- _RECORDS PROVIDED_
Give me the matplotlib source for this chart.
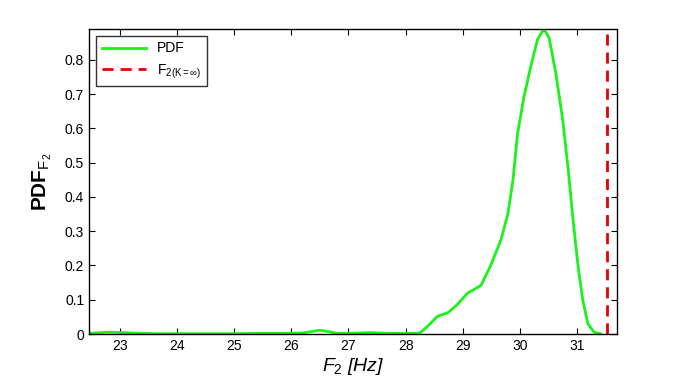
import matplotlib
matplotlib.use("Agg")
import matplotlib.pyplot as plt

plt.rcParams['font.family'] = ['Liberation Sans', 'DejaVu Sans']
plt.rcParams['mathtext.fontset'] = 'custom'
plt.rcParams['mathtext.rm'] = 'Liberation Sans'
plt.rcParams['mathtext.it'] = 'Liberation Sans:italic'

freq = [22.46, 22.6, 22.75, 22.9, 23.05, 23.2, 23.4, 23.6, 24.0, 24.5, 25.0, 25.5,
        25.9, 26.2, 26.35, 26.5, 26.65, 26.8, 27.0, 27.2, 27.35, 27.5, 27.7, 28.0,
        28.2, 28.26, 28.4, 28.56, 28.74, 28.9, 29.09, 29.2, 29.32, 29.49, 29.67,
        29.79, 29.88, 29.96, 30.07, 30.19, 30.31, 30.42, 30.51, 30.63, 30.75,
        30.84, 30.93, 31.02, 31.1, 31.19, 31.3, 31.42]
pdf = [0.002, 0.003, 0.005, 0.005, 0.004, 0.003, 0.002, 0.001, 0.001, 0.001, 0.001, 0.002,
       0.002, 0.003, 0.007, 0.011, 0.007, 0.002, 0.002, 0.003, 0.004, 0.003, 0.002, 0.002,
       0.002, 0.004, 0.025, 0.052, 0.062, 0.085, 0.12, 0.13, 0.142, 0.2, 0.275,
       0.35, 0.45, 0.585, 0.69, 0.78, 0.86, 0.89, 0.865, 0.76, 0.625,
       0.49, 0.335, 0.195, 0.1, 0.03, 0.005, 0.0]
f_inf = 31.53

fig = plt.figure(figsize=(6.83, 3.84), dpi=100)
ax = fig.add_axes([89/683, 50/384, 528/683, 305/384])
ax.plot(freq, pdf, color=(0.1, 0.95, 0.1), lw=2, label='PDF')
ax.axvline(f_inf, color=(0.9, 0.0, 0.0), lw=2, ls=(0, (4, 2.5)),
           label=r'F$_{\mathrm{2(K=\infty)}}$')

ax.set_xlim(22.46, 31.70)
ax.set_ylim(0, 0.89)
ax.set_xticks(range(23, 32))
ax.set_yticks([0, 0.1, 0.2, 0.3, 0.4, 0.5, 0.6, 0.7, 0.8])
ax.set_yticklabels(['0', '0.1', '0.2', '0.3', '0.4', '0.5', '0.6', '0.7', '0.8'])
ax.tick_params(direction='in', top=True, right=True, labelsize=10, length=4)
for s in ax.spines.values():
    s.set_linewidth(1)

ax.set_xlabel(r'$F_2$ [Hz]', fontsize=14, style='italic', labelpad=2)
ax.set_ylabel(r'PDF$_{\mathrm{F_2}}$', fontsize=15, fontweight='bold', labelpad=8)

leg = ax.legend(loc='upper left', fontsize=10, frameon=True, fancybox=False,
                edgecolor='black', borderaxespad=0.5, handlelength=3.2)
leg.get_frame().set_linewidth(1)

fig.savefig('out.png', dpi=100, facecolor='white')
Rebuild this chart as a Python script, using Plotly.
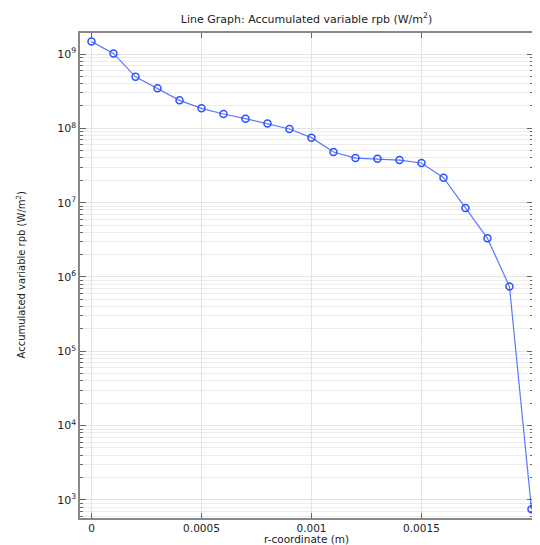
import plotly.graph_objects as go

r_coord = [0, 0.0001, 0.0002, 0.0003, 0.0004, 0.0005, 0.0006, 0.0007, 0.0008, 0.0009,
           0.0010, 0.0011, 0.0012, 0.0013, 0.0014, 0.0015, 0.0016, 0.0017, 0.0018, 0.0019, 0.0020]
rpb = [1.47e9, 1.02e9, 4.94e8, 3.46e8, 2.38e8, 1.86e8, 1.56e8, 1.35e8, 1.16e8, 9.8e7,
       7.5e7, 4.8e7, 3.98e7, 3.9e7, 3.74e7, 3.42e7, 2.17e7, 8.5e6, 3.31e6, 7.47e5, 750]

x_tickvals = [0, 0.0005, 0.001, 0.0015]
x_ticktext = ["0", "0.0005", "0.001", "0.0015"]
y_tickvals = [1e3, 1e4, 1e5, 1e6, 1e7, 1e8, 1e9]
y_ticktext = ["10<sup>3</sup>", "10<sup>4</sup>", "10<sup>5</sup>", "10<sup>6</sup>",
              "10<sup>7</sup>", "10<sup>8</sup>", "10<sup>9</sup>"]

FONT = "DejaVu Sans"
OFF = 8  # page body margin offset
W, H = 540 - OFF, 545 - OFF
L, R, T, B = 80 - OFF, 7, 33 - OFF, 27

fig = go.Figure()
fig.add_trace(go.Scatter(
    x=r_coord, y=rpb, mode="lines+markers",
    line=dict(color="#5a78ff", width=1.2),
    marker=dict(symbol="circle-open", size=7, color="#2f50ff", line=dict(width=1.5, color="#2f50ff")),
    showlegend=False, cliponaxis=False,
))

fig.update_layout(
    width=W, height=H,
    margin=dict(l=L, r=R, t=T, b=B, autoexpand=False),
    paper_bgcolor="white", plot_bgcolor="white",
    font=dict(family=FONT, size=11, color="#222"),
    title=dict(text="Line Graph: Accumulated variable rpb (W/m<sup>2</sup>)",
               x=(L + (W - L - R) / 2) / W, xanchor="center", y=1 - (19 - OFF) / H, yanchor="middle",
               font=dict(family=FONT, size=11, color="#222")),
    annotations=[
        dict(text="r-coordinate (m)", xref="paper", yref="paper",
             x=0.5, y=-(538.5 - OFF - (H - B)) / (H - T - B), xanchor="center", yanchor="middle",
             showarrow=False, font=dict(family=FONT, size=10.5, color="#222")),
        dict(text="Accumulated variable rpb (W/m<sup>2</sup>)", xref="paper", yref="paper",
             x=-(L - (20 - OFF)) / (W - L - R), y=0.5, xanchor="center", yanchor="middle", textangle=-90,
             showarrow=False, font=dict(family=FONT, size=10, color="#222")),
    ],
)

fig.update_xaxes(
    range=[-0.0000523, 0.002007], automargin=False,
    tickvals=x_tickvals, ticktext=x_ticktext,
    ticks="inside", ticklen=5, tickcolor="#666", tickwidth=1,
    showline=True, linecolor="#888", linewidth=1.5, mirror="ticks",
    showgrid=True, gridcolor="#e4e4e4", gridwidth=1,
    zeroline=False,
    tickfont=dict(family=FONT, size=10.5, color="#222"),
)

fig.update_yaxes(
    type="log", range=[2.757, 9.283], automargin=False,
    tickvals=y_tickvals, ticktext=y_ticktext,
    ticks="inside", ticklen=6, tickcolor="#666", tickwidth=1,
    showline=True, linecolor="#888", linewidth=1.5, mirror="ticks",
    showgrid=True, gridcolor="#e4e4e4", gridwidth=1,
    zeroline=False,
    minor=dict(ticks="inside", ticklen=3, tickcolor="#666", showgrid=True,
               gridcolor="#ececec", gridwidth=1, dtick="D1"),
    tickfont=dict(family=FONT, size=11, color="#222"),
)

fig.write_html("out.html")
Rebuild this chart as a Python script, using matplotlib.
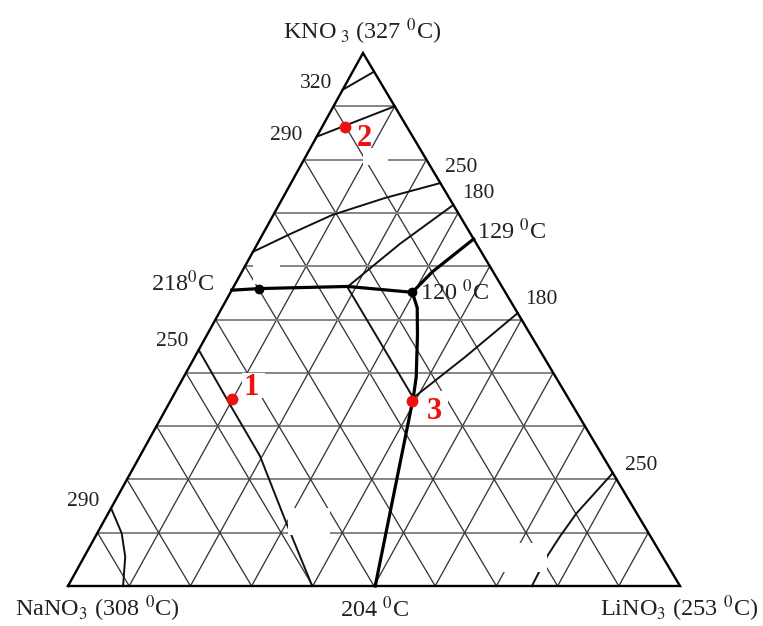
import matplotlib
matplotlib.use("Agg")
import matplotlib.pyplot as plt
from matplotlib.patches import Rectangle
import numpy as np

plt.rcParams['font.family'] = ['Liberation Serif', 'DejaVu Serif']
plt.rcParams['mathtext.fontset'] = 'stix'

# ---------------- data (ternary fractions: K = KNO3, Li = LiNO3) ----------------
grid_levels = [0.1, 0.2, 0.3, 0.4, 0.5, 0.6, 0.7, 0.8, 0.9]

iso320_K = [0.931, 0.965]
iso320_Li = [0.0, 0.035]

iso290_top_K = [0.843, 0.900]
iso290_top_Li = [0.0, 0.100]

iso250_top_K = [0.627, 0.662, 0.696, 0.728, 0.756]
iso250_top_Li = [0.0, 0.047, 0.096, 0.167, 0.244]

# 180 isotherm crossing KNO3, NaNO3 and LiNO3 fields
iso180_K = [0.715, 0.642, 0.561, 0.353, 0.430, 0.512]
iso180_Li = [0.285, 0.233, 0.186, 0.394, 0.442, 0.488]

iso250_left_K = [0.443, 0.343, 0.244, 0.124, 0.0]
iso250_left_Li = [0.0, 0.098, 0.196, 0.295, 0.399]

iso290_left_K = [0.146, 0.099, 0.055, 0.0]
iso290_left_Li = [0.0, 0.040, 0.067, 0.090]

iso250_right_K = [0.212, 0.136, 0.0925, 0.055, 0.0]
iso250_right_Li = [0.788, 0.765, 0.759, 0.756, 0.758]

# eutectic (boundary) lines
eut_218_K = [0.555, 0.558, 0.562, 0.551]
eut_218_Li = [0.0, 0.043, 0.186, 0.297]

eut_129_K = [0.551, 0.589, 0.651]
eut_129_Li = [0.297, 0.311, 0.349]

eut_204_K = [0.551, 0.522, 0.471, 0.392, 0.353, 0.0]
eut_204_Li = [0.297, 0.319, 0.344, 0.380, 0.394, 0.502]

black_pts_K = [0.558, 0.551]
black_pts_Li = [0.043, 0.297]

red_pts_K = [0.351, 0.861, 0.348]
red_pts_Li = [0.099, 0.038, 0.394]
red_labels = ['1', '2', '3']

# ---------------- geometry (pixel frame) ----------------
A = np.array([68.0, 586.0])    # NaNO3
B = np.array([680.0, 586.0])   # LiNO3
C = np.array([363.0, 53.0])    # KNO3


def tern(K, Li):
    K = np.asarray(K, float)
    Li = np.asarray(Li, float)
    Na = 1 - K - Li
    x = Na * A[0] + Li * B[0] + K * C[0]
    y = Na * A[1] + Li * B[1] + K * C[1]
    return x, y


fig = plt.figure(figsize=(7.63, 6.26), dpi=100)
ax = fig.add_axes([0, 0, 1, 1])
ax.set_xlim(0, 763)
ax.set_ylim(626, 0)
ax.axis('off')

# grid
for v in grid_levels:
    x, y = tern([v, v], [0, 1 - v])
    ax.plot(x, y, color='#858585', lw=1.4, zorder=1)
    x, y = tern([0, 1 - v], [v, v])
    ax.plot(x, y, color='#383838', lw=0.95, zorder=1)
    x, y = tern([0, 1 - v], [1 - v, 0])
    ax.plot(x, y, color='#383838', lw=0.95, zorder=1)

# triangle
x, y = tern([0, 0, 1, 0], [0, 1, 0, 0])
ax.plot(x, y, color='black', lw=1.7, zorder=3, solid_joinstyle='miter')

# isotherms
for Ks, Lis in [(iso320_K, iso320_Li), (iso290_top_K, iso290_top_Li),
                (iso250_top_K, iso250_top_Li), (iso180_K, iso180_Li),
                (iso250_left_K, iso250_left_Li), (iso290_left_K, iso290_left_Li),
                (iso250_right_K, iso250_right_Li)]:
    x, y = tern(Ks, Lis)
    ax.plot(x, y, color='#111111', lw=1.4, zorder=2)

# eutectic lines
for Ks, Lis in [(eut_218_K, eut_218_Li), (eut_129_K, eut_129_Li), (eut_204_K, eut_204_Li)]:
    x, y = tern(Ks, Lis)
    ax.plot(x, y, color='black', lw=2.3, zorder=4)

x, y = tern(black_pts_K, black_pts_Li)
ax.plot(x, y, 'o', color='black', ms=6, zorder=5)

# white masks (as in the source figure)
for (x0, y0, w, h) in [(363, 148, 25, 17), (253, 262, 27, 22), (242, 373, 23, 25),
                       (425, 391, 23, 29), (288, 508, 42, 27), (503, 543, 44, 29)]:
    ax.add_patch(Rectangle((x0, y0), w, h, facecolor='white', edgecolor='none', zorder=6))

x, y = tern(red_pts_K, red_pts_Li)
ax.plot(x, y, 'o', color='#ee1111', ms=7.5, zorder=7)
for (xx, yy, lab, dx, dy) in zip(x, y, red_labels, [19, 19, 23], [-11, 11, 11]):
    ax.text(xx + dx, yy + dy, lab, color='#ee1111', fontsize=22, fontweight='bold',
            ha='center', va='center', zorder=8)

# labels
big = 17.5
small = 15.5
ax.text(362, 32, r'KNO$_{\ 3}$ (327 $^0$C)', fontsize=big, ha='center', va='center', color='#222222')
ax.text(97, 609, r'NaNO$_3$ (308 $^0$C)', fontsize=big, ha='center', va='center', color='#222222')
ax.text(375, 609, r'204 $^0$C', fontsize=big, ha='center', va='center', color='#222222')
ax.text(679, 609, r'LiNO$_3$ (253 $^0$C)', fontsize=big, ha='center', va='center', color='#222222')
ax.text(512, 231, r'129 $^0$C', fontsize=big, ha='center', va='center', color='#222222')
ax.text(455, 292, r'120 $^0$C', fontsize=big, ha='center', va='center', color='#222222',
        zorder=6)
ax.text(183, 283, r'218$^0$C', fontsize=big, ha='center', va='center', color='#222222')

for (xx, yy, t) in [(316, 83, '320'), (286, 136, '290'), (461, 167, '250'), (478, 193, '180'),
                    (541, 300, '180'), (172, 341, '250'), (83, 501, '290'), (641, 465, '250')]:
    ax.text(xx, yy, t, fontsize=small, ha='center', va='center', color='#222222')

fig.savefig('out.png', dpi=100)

- _EXERCISE OBJECTIVE_
Repeat only the lines between the top of the entries above and the line containing "plt.rcParams['mathtext.it'] = 'Liberation", both ends included, without the pictures.

- _SOLUTION BELOW_
Give me the matplotlib source for this chart.
import matplotlib
matplotlib.use("Agg")
import matplotlib.pyplot as plt

plt.rcParams['font.family'] = ['Liberation Sans', 'DejaVu Sans']
plt.rcParams['mathtext.fontset'] = 'custom'
plt.rcParams['mathtext.rm'] = 'Liberation Sans'
plt.rcParams['mathtext.it'] = 'Liberation Sans:italic'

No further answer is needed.